People don't get to choose when they are sick, nor do most want to cut out potential lifesaving trips to the hospital. That makes the hospital chain business one that remains in fairly high demand through the highs and lows of the economy. HCA Healthcare has generally sought to attract more business by offering a broader range of services to deliver better clinical outcomes. This appeals to physicians, third-party payers, and, of course, patients themselves.

In addition, HCA Healthcare should succeed in decreasing its costs once it starts relying less on contract labor and economic conditions improve. And with an aging population, the need for HCA Healthcare's services will only grow. Investors can acquire three of the company's shares with $1,000, with some money left over. For patient investors, that move will pay for itself. 

2. Regeneron 

Leading biotech Regeneron is nearing critical regulatory milestones. The first concerns Eylea, a medicine for an eye disease called wet age-related macular degeneration that it co-markets with Bayer. Last year, Regeneron and Bayer announced positive results for a high-dose formulation of Eylea, which they recently submitted to the U.S. Food and Drug Administration (FDA) for approval.This new high-dose version is just as effective while reducing the number of times patients need it administered.

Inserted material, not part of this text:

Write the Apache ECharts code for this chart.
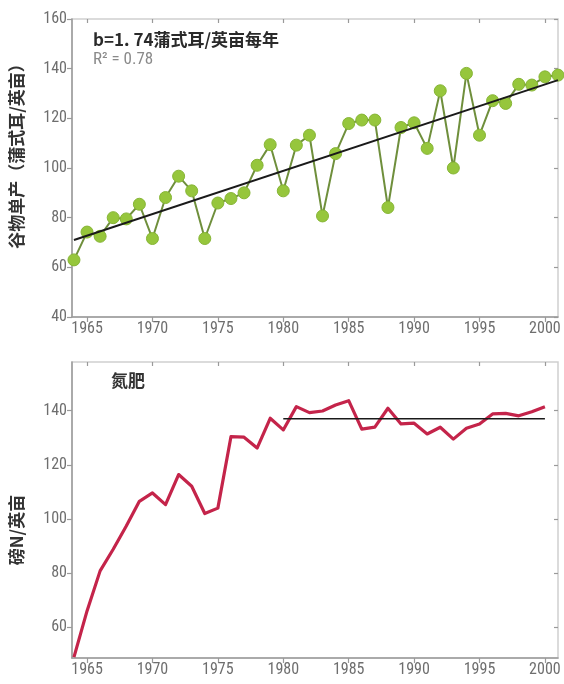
<!DOCTYPE html>
<html>
<head>
<meta charset="utf-8">
<script src="https://cdn.jsdelivr.net/npm/echarts@6/dist/echarts.min.js"></script>
<style>
html,body{margin:0;padding:0;background:#fff;}
#chart{width:564px;height:684px;}
</style>
</head>
<body>
<div id="chart"></div>
<script>
// ---- Data ----
const years = [1964,1965,1966,1967,1968,1969,1970,1971,1972,1973,1974,1975,1976,1977,1978,1979,1980,1981,1982,1983,1984,1985,1986,1987,1988,1989,1990,1991,1992,1993,1994,1995,1996,1997,1998,1999,2000,2001];
const yieldValues = [63,74.2,72.5,80,79.5,85.4,71.6,88.1,96.7,90.8,71.6,85.9,87.7,90,101.1,109.4,90.8,109.2,113.2,80.7,105.8,117.9,119.3,119.3,84.1,116.3,118.2,107.9,131.1,100,138.1,113.2,127.1,126,133.7,133.4,136.7,137.4];
const trendYears = [1964, 2001];
const trendValues = [71, 135.4];

const nYears = [1964,1965,1966,1967,1968,1969,1970,1971,1972,1973,1974,1975,1976,1977,1978,1979,1980,1981,1982,1983,1984,1985,1986,1987,1988,1989,1990,1991,1992,1993,1994,1995,1996,1997,1998,1999,2000];
const nValues = [48.9,66,80.8,88.8,97.4,106.5,109.6,105.3,116.4,112.1,102,104,130.4,130.2,126.2,137.2,132.9,141.5,139.3,139.9,142.1,143.7,133.2,133.9,140.9,135.1,135.4,131.4,133.9,129.5,133.5,135.1,138.8,139,138.1,139.6,141.5];
const meanYears = [1980, 2000];
const meanValues = [137, 137];

const xTicks = [1965,1970,1975,1980,1985,1990,1995,2000];
const yTicksTop = [40,60,80,100,120,140,160];
const yTicksBottom = [60,80,100,120,140];

const annotationTop = 'b=1. 74蒲式耳/英亩每年';
const annotationR2 = 'R² = 0.78';
const annotationBottom = '氮肥';
const yNameTop = '谷物单产（蒲式耳/英亩）';
const yNameBottom = '磅N/英亩';

// ---- Chart ----
const pair = (xs, ys) => xs.map((x, i) => [x, ys[i]]);
const labelFont = "'Liberation Sans Narrow','Roboto Condensed','DejaVu Sans Condensed',Roboto,sans-serif";
const axisGray = '#9a9a9a';
const labelGray = '#6e6e6e';
const cjk = "'Noto Sans CJK SC',sans-serif";
const plain = v => String(v);

function xAx(gridIndex, inside) {
  return {
    type: 'value', gridIndex, min: 1963.85, max: 2001,
    axisLine: {show: !inside, lineStyle: {color: axisGray, width: 1.5}},
    axisTick: {show: true, inside: inside, length: inside ? 4 : 5, customValues: xTicks, lineStyle: {color: axisGray, width: 1.2}},
    axisLabel: {show: !inside, customValues: xTicks, formatter: plain, color: labelGray, fontSize: 16, fontFamily: labelFont, margin: 4},
    splitLine: {show: false}
  };
}
function yAx(gridIndex, min, max, ticks, inside) {
  return {
    type: 'value', gridIndex, min, max,
    axisLine: {show: !inside, lineStyle: {color: axisGray, width: 1.5}},
    axisTick: {show: true, inside: inside, length: inside ? 4 : 5, customValues: ticks, lineStyle: {color: axisGray, width: 1.2}},
    axisLabel: {show: !inside, customValues: ticks, formatter: plain, color: labelGray, fontSize: 16, fontFamily: labelFont, margin: 5},
    splitLine: {show: false}
  };
}

const chart = echarts.init(document.getElementById('chart'), null, {renderer: 'canvas'});
chart.setOption({
  animation: false,
  backgroundColor: '#fff',
  grid: [
    {left: 72, top: 19, width: 486, height: 298, show: true, borderColor: '#cfcfcf', borderWidth: 1.5, backgroundColor: 'transparent'},
    {left: 72, top: 362, width: 486, height: 296, show: true, borderColor: '#cfcfcf', borderWidth: 1.5, backgroundColor: 'transparent'}
  ],
  xAxis: [xAx(0, false), xAx(1, false), xAx(0, true), xAx(1, true)],
  yAxis: [yAx(0, 40, 160, yTicksTop, false), yAx(1, 48.6, 158, yTicksBottom, false), yAx(0, 40, 160, yTicksTop, true), yAx(1, 48.6, 158, yTicksBottom, true)],
  series: [
    {
      type: 'line', xAxisIndex: 0, yAxisIndex: 0, data: pair(years, yieldValues),
      symbol: 'circle', symbolSize: 12, z: 3,
      lineStyle: {color: '#6f8f3c', width: 2},
      itemStyle: {color: '#96c63c', borderColor: '#86b535', borderWidth: 1}
    },
    {
      type: 'line', xAxisIndex: 0, yAxisIndex: 0, data: pair(trendYears, trendValues),
      symbol: 'none', z: 4,
      lineStyle: {color: '#1a1a1a', width: 2}
    },
    {
      type: 'line', xAxisIndex: 1, yAxisIndex: 1, data: pair(nYears, nValues),
      symbol: 'none', z: 3,
      lineStyle: {color: '#c4244a', width: 3.2, join: 'round'}
    },
    {
      type: 'line', xAxisIndex: 1, yAxisIndex: 1, data: pair(meanYears, meanValues),
      symbol: 'none', z: 4,
      lineStyle: {color: '#1a1a1a', width: 1.5}
    }
  ],
  graphic: [
    {type: 'text', left: 93, top: 31, style: {text: annotationTop, fill: '#2a2a2a', font: "bold 17px " + cjk}},
    {type: 'text', left: 93, top: 51, style: {text: annotationR2, fill: '#8a8a8a', font: "17px " + labelFont}},
    {type: 'text', left: 111, top: 372, style: {text: annotationBottom, fill: '#333', font: "bold 17px " + cjk}},
    {type: 'text', x: 17, y: 152, rotation: Math.PI / 2, style: {text: yNameTop, fill: '#333', font: "bold 17px " + cjk, align: 'center', verticalAlign: 'middle'}},
    {type: 'text', x: 17, y: 530, rotation: Math.PI / 2, style: {text: yNameBottom, fill: '#333', font: "bold 17px " + cjk, align: 'center', verticalAlign: 'middle'}}
  ]
});
</script>
</body>
</html>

Second, Regeneron recently reported positive results from a pivotal phase 3 study for Dupixent, a medicine for atopic dermatitis (eczema) co-marketed with Sanofi. The trial pitted Dupixent against a placebo in patients with uncontrolled chronic obstructive pulmonary disease (COPD) on current standards of care. Dupixent knocked it out of the park and seems on its way to becoming the first biologic approved to treat COPD, which, according to the company, is the third leading cause of death worldwide. No wonder Regeneron's shares soared on the news.

Eylea and Dupixent are by far the biotech's most important growth drivers. Although Regeneron's revenue declined by 24% last year to $12.17 billion, that was due to its coronavirus therapies losing steam.

These COVID-19 products were never part of Regeneron's long-term plans, however. And with Dupixent likely adding an important new indication, and a high-dose version of Eylea racing toward approval, the company is well-positioned to grow its top line for years. Investors can get one share of Regeneron's stock with $1,000 and have about $124 left over. This investment would be worth the money.